**** Supplied material

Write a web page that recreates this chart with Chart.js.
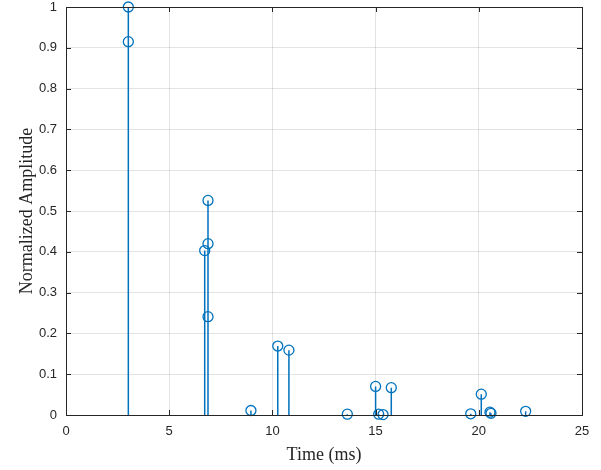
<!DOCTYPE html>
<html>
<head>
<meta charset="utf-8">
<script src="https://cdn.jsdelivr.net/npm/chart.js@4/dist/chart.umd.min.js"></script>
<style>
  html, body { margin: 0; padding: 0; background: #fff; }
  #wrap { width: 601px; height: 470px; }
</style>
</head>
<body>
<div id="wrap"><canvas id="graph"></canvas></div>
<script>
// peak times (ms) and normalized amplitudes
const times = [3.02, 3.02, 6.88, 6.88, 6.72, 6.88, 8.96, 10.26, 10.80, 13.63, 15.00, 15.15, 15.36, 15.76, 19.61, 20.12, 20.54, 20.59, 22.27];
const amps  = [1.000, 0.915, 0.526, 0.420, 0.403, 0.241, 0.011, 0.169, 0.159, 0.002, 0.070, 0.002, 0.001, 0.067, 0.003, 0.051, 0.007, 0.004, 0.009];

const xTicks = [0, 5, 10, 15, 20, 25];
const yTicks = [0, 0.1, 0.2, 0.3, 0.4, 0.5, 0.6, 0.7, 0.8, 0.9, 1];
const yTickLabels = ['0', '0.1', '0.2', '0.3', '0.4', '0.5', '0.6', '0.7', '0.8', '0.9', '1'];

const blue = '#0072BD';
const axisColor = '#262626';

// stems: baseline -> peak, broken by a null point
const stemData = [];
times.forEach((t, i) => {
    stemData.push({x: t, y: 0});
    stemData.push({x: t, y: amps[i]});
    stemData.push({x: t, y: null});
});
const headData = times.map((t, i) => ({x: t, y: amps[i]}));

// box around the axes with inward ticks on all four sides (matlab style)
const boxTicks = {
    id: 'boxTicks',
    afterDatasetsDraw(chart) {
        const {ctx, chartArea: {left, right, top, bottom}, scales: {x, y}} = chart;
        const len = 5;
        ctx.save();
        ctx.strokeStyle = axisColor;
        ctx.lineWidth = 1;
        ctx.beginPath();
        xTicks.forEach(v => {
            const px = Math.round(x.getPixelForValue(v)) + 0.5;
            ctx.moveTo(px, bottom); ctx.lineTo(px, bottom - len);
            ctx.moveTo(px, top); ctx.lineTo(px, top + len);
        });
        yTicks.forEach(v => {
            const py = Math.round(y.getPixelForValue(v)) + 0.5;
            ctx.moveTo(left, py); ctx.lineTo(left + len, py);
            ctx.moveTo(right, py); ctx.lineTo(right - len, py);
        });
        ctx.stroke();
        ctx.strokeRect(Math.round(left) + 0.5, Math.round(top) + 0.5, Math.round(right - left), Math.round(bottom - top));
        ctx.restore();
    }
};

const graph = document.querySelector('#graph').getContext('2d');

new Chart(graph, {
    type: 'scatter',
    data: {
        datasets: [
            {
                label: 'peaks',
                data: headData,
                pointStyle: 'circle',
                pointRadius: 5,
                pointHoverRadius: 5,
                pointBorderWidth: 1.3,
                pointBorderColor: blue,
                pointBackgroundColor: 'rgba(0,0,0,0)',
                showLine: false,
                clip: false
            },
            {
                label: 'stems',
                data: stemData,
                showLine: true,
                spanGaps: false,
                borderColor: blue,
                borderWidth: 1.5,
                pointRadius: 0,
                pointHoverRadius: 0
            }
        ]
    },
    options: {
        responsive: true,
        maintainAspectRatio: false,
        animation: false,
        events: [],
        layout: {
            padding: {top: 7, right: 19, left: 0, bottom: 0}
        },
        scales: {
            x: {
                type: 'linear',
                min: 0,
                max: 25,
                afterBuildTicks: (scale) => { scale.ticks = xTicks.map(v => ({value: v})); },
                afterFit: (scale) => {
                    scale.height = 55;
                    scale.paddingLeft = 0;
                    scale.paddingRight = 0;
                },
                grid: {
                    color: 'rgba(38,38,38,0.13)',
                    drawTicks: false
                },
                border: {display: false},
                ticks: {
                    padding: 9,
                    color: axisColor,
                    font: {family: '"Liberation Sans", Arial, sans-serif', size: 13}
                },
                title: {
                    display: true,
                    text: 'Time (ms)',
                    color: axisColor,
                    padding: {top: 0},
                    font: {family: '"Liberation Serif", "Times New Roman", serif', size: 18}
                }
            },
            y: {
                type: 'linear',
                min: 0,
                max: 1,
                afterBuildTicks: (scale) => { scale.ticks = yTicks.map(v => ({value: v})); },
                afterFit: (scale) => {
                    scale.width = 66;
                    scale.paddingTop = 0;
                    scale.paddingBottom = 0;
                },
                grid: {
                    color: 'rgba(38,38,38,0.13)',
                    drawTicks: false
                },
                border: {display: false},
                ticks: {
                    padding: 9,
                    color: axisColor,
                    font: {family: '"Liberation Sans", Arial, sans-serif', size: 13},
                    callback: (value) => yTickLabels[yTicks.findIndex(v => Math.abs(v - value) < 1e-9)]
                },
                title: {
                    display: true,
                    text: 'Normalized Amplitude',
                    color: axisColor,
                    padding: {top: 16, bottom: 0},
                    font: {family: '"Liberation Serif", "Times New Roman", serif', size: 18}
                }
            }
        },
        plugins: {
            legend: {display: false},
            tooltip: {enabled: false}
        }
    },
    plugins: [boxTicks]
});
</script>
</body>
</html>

********

(Work to complete)
The listing above needs to be output again exactly. Don't include the pictures.

(Written reply)
Write a web page that recreates this chart with Chart.js.
<!DOCTYPE html>
<html>
<head>
<meta charset="utf-8">
<script src="https://cdn.jsdelivr.net/npm/chart.js@4/dist/chart.umd.min.js"></script>
<style>
  html, body { margin: 0; padding: 0; background: #fff; }
  #wrap { width: 601px; height: 470px; }
</style>
</head>
<body>
<div id="wrap"><canvas id="graph"></canvas></div>
<script>
// peak times (ms) and normalized amplitudes
const times = [3.02, 3.02, 6.88, 6.88, 6.72, 6.88, 8.96, 10.26, 10.80, 13.63, 15.00, 15.15, 15.36, 15.76, 19.61, 20.12, 20.54, 20.59, 22.27];
const amps  = [1.000, 0.915, 0.526, 0.420, 0.403, 0.241, 0.011, 0.169, 0.159, 0.002, 0.070, 0.002, 0.001, 0.067, 0.003, 0.051, 0.007, 0.004, 0.009];

const xTicks = [0, 5, 10, 15, 20, 25];
const yTicks = [0, 0.1, 0.2, 0.3, 0.4, 0.5, 0.6, 0.7, 0.8, 0.9, 1];
const yTickLabels = ['0', '0.1', '0.2', '0.3', '0.4', '0.5', '0.6', '0.7', '0.8', '0.9', '1'];

const blue = '#0072BD';
const axisColor = '#262626';

// stems: baseline -> peak, broken by a null point
const stemData = [];
times.forEach((t, i) => {
    stemData.push({x: t, y: 0});
    stemData.push({x: t, y: amps[i]});
    stemData.push({x: t, y: null});
});
const headData = times.map((t, i) => ({x: t, y: amps[i]}));

// box around the axes with inward ticks on all four sides (matlab style)
const boxTicks = {
    id: 'boxTicks',
    afterDatasetsDraw(chart) {
        const {ctx, chartArea: {left, right, top, bottom}, scales: {x, y}} = chart;
        const len = 5;
        ctx.save();
        ctx.strokeStyle = axisColor;
        ctx.lineWidth = 1;
        ctx.beginPath();
        xTicks.forEach(v => {
            const px = Math.round(x.getPixelForValue(v)) + 0.5;
            ctx.moveTo(px, bottom); ctx.lineTo(px, bottom - len);
            ctx.moveTo(px, top); ctx.lineTo(px, top + len);
        });
        yTicks.forEach(v => {
            const py = Math.round(y.getPixelForValue(v)) + 0.5;
            ctx.moveTo(left, py); ctx.lineTo(left + len, py);
            ctx.moveTo(right, py); ctx.lineTo(right - len, py);
        });
        ctx.stroke();
        ctx.strokeRect(Math.round(left) + 0.5, Math.round(top) + 0.5, Math.round(right - left), Math.round(bottom - top));
        ctx.restore();
    }
};

const graph = document.querySelector('#graph').getContext('2d');

new Chart(graph, {
    type: 'scatter',
    data: {
        datasets: [
            {
                label: 'peaks',
                data: headData,
                pointStyle: 'circle',
                pointRadius: 5,
                pointHoverRadius: 5,
                pointBorderWidth: 1.3,
                pointBorderColor: blue,
                pointBackgroundColor: 'rgba(0,0,0,0)',
                showLine: false,
                clip: false
            },
            {
                label: 'stems',
                data: stemData,
                showLine: true,
                spanGaps: false,
                borderColor: blue,
                borderWidth: 1.5,
                pointRadius: 0,
                pointHoverRadius: 0
            }
        ]
    },
    options: {
        responsive: true,
        maintainAspectRatio: false,
        animation: false,
        events: [],
        layout: {
            padding: {top: 7, right: 19, left: 0, bottom: 0}
        },
        scales: {
            x: {
                type: 'linear',
                min: 0,
                max: 25,
                afterBuildTicks: (scale) => { scale.ticks = xTicks.map(v => ({value: v})); },
                afterFit: (scale) => {
                    scale.height = 55;
                    scale.paddingLeft = 0;
                    scale.paddingRight = 0;
                },
                grid: {
                    color: 'rgba(38,38,38,0.13)',
                    drawTicks: false
                },
                border: {display: false},
                ticks: {
                    padding: 9,
                    color: axisColor,
                    font: {family: '"Liberation Sans", Arial, sans-serif', size: 13}
                },
                title: {
                    display: true,
                    text: 'Time (ms)',
                    color: axisColor,
                    padding: {top: 0},
                    font: {family: '"Liberation Serif", "Times New Roman", serif', size: 18}
                }
            },
            y: {
                type: 'linear',
                min: 0,
                max: 1,
                afterBuildTicks: (scale) => { scale.ticks = yTicks.map(v => ({value: v})); },
                afterFit: (scale) => {
                    scale.width = 66;
                    scale.paddingTop = 0;
                    scale.paddingBottom = 0;
                },
                grid: {
                    color: 'rgba(38,38,38,0.13)',
                    drawTicks: false
                },
                border: {display: false},
                ticks: {
                    padding: 9,
                    color: axisColor,
                    font: {family: '"Liberation Sans", Arial, sans-serif', size: 13},
                    callback: (value) => yTickLabels[yTicks.findIndex(v => Math.abs(v - value) < 1e-9)]
                },
                title: {
                    display: true,
                    text: 'Normalized Amplitude',
                    color: axisColor,
                    padding: {top: 16, bottom: 0},
                    font: {family: '"Liberation Serif", "Times New Roman", serif', size: 18}
                }
            }
        },
        plugins: {
            legend: {display: false},
            tooltip: {enabled: false}
        }
    },
    plugins: [boxTicks]
});
</script>
</body>
</html>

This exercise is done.